La produzione industriale è crollata a livelli che non si vedevano da decenni, così come sono crollati consumi precipitati sotto i livelli del 2001. Un numero considerevole di famiglie confermano che possono arrivare a fine mese solo intaccando i risparmi accumulati in una vita, o dalle generazioni passate.

Un numero sempre più significativo di comuni e regioni, sono in difficoltà finanziarie e sempre più prossimi alla bancarotta.

Le pubbliche amministrazioni statali devono alle imprese circa 70 miliardi di euro, che si sommano agli ulteriori 70 miliardi che devono pagare le autonomi locali, arrivando all'iperbolica cifra di 140 miliardi. Queste somme non rientrano nel perimetro del debito pubblico e, se così’ fosse, il rapporto debito/Pil schizzerebbe oltre il 140%; ammesso che ci siano investitori disponibili a comprare il debito pubblico per pagare i debiti delle Pa.

Le imprese italiane, negli ultimi sei anni, ossia dall'inizio della crisi, hanno perso oltre 500 miliardi di euro di fatturato. La cancelliera Angela Merkel, non più tardi di qualche settimana fa, ha affermato che con ogni probabilità, l'attuale crisi, si protrarrà per almeno altri 5 anni. E arriviamo così a undici anni di crisi. Ci dicono che dobbiamo lavorare oltre 40 anni, e ci può anche stare. Ma in queste condizioni significa trascorrere oltre un quarto della vita lavorativa e professionale in profonda crisi. E non è affatto escluso che quelle che verranno in seguito non siano ancor più frequenti o meno profonde di quella attuale.
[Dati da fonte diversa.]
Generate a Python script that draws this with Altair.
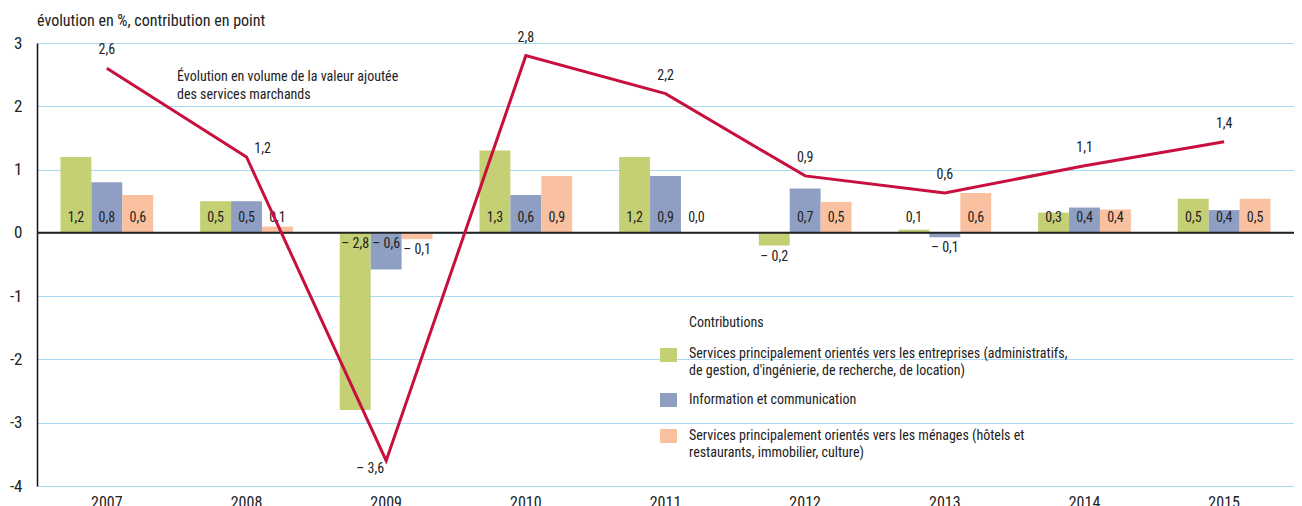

Il rischio è quello di convivere con recessioni economiche per buona parte della carriera professionale. Questo, è semplicemente impossibile.

Paghiamo una novantina di miliardi all'anno per interessi sul debito pubblico, che si autoalimenta e cresce per inerzia. Questo, nella sua connotazione attuale, e in un simile ambiente, è semplicemente impagabile.

Siamo all'ingovernabilità totale e, con ogni probabilità, passeranno ancora lunghi mesi prima di poter avere un esecutivo capace di governare. Per quanto qualificato possa essere, che un nuovo governo possa invertire questa tendenza, è solo un pia illusione che può albergare nelle menti che pericolosamente rifuggono dalla realtà dei fatti. Il processo è inarrestabile, e tenderà ad accelerare con il trascorrere dei mesi. Se tutto ciò non fosse sufficiente, si potrebbe andare avanti ancora per ore. Ma non cambierebbe affatto il risultato.

Ormai il punto di non ritorno è stato superato, da un pezzo. L’Italia è fallita, fatevene una ragione. Se per crederci attendete la conferma da parte del mondo politico, state pur certi che verrà annunciata solo dopo che vi avranno tolto tutto, anche la speranza.

Si sta cercando di mantenere l’apparente solvibilità dello Stato e del sistema bancario, rendendo insolventi unnumero mostruosamente crescente di imprese e famiglie. Questo è solo un massacro alla devastazione che rischia di abbattere del tutto quel che rimane del sistema produttivo nazionale, compromettendo o rendendo più ardua ogni possibilità di risalita.

E' indispensabile avere un piano B per garantirci, eventualmente, una via di fuga e uscire dai vincoli imposti da questa camera a gas chiamata eurozona. Occorre dichiarare il default e annunciare la ristrutturazione del debito tagliandone il capitale, gli interessi e riprogrammando le scadenze verso un sentiero più sostenibile.

Questo evento, per quanto traumatico possa essere, nel comune interesse di tutti, se concertato anche con istituzioni sovranazionali e creditori, limiterà gli effetti devastanti di un default incontrollato che non tarderà ad arrivare. Eviterà l'annientamento dell'apparato produttivo e del tessuto imprenditoriale, altrimenti perennemente al servizio del debito e di un apparato burocratico/amministrativo degno della peggiore Unione Sovietica, fino alla scomparsa.

L'alternativa a questo saranno scontri sociali, rivolte, scomparsa di buona parte del tessuto produttivo, svendita di interi settori industriali, perdita dei diritti acquisiti, compressione dello stato sociale, povertà diffusa e bancarotta. Quella vera intendo, quella imposta dalle regole del mercato selvaggio.